As we all know autonomous cars will arrive in the next 10-20 years (if you don’t have a read of my previous post here. The effects on you or I will be extraordinary and the affect on businesses in all industries will profound with one in particular – the insurance industry.
A recent KPMG study  found that the majority of insurance companies thought that autonomous cars were too far in the future for them to worry about now. This I think is a major error on the part of the insurance companies. There’s likely to be two paths to autonomous cars with the regular manufacturers such as BMW, Audi, Ford, etc slowly introducing self-driving tech in to their vehicles over the next 20 years or so while high tech companies such as Google, Apple and Tesla will completely leap frog the regular human-driven car and go straight to autonomous vehicles in the next 10 years (I know Tesla makes regular vehicles but their autonomous driving tech is well ahead of others). What this means is that insurance companies are likely to be taken by surprise sooner rather than later as consumers start wanting/needing insurance products that they don’t yet offer for vehicles from these high-tech companies. The advance of autonomous vehicles from regular manufactures will also creep up on them just as the continual advance of mobile has snuck up on so many industries such as retail.
There’s currently around an 85:15 split between personal and commercial insurance  across the industry but as mobility on demand increases, spurred on by the introduction of autonomous cars, insurance companies will need to refocus their products to the commercial side. The ‘uberisation’ of autonomous cars will remove the need for the majority of personal car insurance policies. As an aside and in the shorter term though is the increase in car sharing services such as BlaBlaCar – I’m yet to see insurance policies specifically designed for people that regularly use these services.

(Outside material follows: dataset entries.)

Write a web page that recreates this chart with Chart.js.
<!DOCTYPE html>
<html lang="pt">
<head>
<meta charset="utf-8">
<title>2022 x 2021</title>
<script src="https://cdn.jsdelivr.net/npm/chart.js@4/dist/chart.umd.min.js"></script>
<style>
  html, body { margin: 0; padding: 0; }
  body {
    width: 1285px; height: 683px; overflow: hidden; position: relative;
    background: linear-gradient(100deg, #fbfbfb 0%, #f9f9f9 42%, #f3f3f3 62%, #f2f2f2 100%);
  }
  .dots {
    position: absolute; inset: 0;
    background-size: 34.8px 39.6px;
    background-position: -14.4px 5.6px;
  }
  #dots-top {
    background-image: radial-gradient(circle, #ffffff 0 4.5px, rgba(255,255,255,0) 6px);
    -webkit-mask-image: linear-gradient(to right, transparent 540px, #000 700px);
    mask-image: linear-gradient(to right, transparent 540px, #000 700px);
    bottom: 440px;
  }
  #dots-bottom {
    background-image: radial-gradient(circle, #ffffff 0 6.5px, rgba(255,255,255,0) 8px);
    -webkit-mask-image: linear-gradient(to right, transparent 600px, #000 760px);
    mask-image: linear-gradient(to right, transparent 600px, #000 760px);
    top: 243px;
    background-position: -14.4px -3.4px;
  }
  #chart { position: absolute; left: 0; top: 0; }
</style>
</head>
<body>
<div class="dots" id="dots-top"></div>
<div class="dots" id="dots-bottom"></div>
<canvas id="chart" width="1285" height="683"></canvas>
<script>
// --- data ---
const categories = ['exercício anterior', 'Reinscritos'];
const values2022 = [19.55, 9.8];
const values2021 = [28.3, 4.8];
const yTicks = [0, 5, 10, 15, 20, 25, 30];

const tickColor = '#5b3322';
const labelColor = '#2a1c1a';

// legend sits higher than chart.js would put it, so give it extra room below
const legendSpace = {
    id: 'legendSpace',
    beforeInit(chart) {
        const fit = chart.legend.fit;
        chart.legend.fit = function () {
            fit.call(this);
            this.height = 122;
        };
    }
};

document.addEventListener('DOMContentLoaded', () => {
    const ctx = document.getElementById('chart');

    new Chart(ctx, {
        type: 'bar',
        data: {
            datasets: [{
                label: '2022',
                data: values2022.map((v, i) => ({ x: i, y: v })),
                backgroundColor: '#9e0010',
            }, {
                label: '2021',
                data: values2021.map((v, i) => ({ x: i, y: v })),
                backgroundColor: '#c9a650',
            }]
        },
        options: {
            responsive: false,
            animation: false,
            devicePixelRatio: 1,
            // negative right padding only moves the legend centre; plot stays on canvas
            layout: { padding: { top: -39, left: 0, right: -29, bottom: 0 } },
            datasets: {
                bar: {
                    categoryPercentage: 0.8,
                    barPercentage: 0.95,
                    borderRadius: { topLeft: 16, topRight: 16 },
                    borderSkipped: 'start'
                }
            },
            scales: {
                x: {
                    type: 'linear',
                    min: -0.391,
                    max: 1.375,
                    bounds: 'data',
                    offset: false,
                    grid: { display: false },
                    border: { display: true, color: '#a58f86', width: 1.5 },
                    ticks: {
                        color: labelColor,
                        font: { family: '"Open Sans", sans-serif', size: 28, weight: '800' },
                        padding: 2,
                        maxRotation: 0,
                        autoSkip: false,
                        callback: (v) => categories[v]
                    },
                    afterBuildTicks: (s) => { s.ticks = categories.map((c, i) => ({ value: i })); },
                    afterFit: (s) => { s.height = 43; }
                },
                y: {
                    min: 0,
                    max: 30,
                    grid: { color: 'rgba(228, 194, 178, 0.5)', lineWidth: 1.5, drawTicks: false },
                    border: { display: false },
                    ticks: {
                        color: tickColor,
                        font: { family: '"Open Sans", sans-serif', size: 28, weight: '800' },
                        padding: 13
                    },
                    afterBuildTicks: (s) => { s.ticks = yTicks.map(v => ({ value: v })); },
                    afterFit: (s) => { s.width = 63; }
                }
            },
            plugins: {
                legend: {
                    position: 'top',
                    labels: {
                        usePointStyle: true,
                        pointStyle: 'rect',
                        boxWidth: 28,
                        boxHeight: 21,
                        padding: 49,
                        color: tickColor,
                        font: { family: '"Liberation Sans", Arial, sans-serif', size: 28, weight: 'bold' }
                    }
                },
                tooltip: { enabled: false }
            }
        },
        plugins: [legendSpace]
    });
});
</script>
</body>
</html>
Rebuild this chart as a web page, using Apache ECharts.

Data is already prolific in our lives but one aspect that its yet to really arrive in is our cars and particularly our car insurance. While there’s a few companies offering black box policies they’re few and far between and mainly aimed at new young drivers. With the increase in data in our cars there’ll be a huge shift to data based insurance policies but one has to question how many insurers are ready for this change, how many have a data analysis skill set, do they have the processing, storage and security requirements – I suspect not.
One of the major reasons for the introduction of autonomous cars is to increase safety. Today, around 94% of crashes are caused by human error (the rest a mix of component failure and environmental factors)  so with the introduction of autonomous cars will inevitably come a huge reduction in crashes and therefore insurance claims. This you’d think would be good news for the insurance industry but consumer demand and competition in the industry will most definitely lead to much lower premiums. In addition to this there’ll be much fewer cars being purchased and therefore fewer policies. With the huge advancements in technology and the naivety of the current industry players there’s bound to be start-ups offering insurance products that people want – I could quite easily see black boxes in cars with dynamic pricing based on how much you use the autonomous features, if you drive manually then you pay more (this goes back to the previous paragraph). You could also see manufacturers themselves offering this insurance as part of the vehicle cost (remember that we’re unlikely to own cars in the future but rent them per thousand/miles).
The aggregate of all of this could spell bad news for many of the big players – who will be the Blackberry and Nokia of the insurance industry?
 Automobile Insurance in the era of autonomous vehicles. Survey results. June 2015. KPMG.
 UK Insurance Key Facts 2013. Association of British Insurers.
 Traffic Safety Facts. Crash Stats. February 2015. National Highway Traffic Safety Administration.